Work instructions - Search the records below for the word "this". Pull out each line that has it.

Recorded data -
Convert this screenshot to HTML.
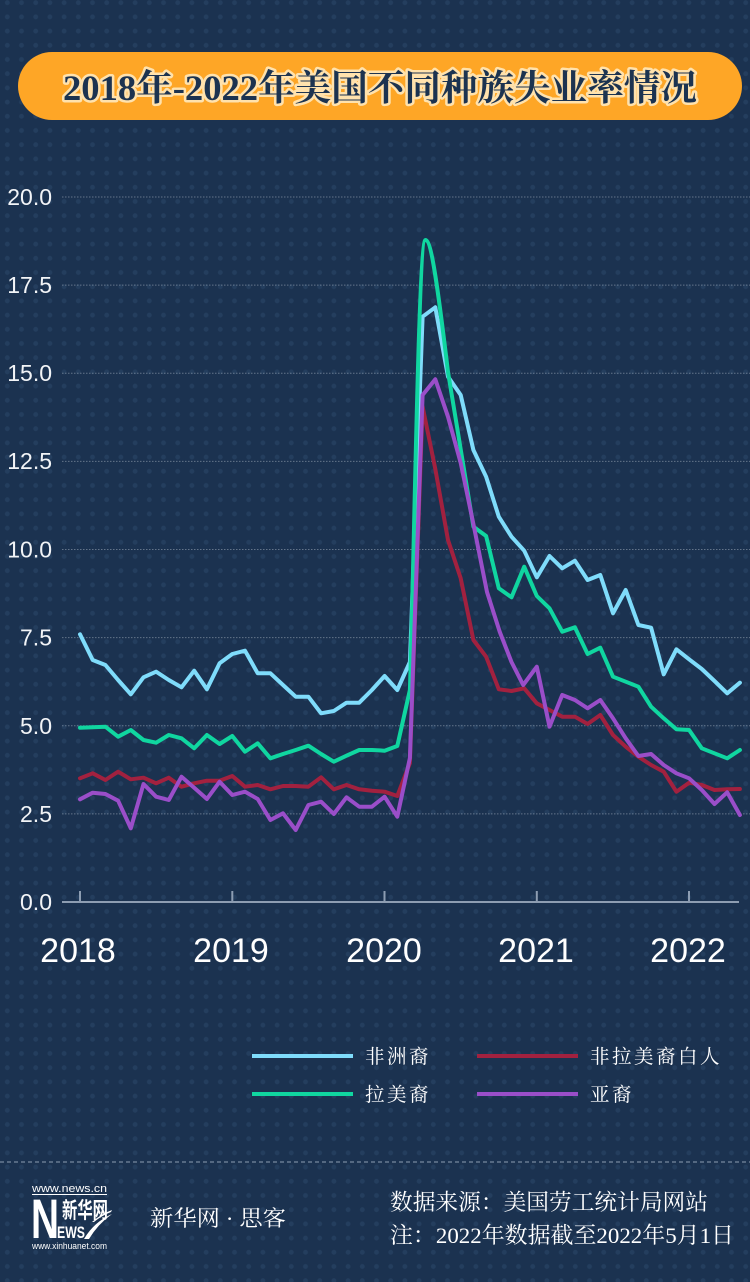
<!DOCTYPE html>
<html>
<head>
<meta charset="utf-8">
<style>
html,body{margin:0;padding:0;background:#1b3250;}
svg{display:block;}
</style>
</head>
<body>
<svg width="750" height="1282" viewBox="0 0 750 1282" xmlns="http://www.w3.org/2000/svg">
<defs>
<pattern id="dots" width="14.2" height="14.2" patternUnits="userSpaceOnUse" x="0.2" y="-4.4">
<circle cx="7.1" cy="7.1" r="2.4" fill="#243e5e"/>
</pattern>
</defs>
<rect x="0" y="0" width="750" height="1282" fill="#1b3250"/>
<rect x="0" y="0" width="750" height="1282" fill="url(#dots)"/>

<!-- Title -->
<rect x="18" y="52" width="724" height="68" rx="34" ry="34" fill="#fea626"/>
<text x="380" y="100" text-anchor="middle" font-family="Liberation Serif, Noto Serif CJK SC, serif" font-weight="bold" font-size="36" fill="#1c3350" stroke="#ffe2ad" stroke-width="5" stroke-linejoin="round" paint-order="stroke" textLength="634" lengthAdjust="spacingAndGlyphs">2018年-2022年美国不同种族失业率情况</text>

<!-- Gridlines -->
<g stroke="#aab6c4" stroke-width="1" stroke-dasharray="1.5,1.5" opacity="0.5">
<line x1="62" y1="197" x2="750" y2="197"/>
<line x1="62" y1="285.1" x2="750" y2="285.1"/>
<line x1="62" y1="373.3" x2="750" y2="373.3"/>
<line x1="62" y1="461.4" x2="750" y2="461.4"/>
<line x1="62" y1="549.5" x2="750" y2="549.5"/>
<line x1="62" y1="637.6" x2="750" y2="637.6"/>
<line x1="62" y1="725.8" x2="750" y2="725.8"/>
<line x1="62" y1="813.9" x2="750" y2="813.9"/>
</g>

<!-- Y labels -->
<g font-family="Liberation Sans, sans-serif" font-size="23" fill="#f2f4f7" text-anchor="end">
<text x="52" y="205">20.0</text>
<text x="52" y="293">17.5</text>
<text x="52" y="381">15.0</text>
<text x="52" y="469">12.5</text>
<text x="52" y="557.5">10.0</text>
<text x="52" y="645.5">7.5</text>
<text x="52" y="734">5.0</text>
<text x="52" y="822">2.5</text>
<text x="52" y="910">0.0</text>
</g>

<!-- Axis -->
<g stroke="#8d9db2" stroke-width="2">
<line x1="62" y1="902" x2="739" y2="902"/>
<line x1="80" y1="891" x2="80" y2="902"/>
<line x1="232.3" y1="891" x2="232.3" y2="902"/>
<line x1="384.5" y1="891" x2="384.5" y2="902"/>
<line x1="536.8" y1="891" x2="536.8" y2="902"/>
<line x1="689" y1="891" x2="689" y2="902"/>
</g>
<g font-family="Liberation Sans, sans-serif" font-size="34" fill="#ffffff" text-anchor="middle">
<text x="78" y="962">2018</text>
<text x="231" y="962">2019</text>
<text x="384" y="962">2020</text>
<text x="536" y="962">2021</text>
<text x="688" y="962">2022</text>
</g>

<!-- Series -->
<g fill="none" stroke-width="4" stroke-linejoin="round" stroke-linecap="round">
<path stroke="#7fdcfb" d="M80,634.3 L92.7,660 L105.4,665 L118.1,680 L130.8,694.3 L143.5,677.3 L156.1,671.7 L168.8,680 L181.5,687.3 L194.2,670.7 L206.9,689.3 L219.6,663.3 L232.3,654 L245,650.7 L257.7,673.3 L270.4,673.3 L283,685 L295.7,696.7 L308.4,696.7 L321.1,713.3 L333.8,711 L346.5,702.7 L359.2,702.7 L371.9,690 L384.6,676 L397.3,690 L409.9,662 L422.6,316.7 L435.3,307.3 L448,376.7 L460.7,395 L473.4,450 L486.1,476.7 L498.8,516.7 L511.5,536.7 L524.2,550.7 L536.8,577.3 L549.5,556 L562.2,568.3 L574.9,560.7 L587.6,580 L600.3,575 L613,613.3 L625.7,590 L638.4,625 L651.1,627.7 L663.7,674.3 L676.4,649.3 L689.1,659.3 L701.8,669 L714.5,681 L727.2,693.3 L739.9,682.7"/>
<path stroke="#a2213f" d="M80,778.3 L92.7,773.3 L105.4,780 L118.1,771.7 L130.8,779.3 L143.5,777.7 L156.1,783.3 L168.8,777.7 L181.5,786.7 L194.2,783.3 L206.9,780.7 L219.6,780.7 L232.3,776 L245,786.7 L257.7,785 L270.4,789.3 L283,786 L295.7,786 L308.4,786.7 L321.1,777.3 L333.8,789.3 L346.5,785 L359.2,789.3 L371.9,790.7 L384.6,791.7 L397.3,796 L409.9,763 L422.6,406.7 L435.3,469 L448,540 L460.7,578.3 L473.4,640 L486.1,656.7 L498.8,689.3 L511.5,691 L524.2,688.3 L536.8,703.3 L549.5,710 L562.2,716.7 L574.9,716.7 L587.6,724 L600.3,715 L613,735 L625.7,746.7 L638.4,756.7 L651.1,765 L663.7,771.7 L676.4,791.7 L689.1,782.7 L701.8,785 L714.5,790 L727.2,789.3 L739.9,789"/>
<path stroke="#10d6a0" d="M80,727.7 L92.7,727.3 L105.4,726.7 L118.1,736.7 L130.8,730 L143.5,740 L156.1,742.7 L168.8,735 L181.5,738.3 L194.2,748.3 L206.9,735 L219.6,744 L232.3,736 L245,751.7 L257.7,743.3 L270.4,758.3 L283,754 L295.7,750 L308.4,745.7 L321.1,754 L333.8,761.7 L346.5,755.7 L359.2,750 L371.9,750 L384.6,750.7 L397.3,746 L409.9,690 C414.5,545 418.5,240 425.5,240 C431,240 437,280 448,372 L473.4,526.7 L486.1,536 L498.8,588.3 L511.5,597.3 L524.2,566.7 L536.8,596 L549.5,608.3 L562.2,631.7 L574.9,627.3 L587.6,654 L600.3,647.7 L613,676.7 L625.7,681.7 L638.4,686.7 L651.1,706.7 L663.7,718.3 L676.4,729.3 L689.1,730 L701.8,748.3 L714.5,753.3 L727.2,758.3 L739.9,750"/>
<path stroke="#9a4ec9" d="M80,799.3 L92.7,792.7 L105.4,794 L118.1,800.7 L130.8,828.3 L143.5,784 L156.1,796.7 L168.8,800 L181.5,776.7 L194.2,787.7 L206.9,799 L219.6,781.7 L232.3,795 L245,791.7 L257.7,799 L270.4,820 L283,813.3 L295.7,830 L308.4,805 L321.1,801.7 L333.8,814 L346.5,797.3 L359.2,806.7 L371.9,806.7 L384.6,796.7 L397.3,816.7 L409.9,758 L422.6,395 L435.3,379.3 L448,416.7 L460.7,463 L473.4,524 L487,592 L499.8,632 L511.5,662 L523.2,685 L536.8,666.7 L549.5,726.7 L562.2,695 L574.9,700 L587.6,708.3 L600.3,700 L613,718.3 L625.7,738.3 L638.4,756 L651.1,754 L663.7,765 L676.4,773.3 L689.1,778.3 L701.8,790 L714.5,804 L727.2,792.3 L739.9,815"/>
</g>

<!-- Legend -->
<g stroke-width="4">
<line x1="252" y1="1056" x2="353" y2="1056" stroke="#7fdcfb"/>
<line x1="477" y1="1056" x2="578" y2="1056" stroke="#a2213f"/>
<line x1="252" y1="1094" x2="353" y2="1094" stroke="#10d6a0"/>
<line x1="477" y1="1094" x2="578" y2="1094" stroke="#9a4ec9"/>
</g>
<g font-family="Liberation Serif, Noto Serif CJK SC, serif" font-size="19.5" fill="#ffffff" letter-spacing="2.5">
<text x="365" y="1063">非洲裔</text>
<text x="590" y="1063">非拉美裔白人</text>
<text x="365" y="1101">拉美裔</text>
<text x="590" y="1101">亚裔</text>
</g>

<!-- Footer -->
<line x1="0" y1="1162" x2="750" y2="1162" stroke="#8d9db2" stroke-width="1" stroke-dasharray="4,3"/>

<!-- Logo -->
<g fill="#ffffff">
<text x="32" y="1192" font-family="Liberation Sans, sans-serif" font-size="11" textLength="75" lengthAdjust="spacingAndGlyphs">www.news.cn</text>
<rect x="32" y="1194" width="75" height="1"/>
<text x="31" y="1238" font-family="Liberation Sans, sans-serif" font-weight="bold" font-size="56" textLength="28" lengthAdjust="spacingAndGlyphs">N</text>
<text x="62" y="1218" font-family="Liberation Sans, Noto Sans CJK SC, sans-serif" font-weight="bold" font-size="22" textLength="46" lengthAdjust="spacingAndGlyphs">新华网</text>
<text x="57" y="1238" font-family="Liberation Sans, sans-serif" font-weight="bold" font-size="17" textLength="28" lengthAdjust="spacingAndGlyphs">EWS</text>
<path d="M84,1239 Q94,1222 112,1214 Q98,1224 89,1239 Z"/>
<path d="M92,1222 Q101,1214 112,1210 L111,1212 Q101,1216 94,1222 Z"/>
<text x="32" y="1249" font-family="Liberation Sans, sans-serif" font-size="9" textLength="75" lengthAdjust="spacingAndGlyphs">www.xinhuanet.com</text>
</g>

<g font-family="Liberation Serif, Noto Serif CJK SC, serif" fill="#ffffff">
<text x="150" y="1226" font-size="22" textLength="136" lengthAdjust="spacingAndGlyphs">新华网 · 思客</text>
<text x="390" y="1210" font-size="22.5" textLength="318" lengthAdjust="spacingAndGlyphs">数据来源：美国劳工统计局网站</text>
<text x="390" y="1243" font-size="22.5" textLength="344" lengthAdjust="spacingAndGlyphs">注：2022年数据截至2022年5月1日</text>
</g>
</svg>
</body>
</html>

---

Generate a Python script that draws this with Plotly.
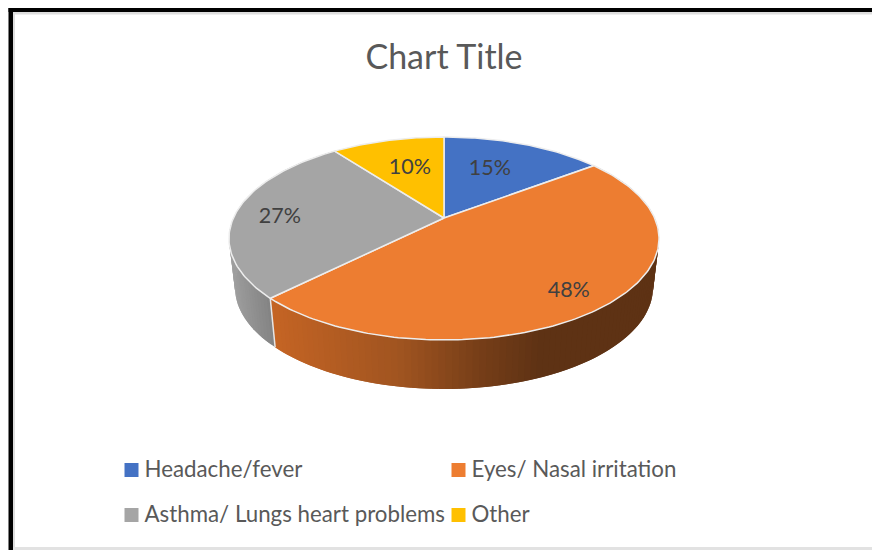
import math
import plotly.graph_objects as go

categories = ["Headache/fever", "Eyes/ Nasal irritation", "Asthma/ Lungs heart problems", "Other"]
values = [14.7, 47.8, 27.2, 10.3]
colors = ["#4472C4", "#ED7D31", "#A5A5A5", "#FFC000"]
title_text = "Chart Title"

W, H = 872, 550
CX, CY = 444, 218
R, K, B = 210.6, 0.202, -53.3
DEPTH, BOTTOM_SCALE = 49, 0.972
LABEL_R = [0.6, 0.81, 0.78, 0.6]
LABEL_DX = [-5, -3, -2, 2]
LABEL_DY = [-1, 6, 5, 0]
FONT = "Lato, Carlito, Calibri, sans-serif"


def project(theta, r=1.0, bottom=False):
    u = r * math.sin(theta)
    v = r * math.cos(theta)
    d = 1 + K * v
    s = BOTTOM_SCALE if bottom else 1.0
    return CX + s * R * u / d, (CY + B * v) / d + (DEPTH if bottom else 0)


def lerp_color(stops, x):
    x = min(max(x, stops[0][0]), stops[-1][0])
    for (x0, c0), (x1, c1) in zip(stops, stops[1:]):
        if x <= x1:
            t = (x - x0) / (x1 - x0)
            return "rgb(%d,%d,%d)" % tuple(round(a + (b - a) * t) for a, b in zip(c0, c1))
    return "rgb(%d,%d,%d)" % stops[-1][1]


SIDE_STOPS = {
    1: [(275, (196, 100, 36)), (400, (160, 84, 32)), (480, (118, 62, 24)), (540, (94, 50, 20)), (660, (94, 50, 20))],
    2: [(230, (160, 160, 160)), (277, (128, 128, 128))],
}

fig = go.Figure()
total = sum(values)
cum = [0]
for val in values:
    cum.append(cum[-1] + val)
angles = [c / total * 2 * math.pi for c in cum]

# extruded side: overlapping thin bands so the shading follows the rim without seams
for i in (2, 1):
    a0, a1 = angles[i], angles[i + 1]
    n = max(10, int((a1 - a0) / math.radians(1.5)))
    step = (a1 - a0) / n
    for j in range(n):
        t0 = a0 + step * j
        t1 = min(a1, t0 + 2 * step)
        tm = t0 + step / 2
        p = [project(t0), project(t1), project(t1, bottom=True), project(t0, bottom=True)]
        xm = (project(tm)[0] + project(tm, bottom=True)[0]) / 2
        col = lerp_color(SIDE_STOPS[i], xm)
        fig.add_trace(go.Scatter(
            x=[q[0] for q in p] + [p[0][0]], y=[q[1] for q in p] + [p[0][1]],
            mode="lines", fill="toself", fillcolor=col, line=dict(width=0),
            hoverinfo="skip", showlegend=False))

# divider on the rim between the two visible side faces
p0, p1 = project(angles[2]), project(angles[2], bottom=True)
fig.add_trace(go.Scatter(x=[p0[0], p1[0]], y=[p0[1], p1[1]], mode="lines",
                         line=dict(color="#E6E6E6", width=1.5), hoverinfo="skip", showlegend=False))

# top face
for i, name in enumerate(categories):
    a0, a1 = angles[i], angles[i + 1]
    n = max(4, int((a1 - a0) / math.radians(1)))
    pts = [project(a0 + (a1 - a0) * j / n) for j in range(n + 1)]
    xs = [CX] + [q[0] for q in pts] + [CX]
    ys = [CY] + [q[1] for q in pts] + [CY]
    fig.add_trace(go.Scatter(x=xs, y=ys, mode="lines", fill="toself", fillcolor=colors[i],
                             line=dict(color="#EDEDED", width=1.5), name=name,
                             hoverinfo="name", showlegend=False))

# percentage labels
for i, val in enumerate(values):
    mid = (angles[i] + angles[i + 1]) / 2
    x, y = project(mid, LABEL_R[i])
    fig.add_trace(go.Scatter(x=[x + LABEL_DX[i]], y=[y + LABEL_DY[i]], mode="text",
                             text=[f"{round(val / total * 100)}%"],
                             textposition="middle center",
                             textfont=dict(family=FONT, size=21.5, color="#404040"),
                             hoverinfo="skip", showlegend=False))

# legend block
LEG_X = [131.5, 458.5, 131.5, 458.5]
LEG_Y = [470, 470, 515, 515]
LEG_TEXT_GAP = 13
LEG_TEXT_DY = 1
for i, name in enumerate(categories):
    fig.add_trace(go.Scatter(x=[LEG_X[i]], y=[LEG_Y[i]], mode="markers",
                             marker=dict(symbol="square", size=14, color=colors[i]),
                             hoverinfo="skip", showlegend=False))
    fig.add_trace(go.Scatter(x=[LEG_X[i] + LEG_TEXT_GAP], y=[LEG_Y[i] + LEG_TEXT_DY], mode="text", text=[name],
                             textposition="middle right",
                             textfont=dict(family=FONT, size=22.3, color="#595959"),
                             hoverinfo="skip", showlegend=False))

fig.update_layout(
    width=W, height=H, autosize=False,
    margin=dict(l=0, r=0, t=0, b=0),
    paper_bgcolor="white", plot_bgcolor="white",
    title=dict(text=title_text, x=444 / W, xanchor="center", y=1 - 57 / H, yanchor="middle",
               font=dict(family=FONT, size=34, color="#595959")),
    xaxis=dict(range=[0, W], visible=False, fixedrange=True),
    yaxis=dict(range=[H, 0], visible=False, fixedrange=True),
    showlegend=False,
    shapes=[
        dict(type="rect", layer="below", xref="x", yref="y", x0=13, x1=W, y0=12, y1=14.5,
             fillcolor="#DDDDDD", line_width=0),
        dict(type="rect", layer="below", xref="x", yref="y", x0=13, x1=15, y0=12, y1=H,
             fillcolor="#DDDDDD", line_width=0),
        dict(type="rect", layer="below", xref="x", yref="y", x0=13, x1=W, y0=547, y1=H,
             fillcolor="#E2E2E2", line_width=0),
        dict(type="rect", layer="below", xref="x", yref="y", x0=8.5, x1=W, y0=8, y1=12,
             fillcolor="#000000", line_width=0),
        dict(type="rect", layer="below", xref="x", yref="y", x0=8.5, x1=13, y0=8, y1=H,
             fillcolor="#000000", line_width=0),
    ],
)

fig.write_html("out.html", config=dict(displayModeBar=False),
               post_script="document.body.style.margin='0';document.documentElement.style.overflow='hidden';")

Problem solution -
Convert this screenshot to HTML.
Generate a Python script that draws this with Plotly.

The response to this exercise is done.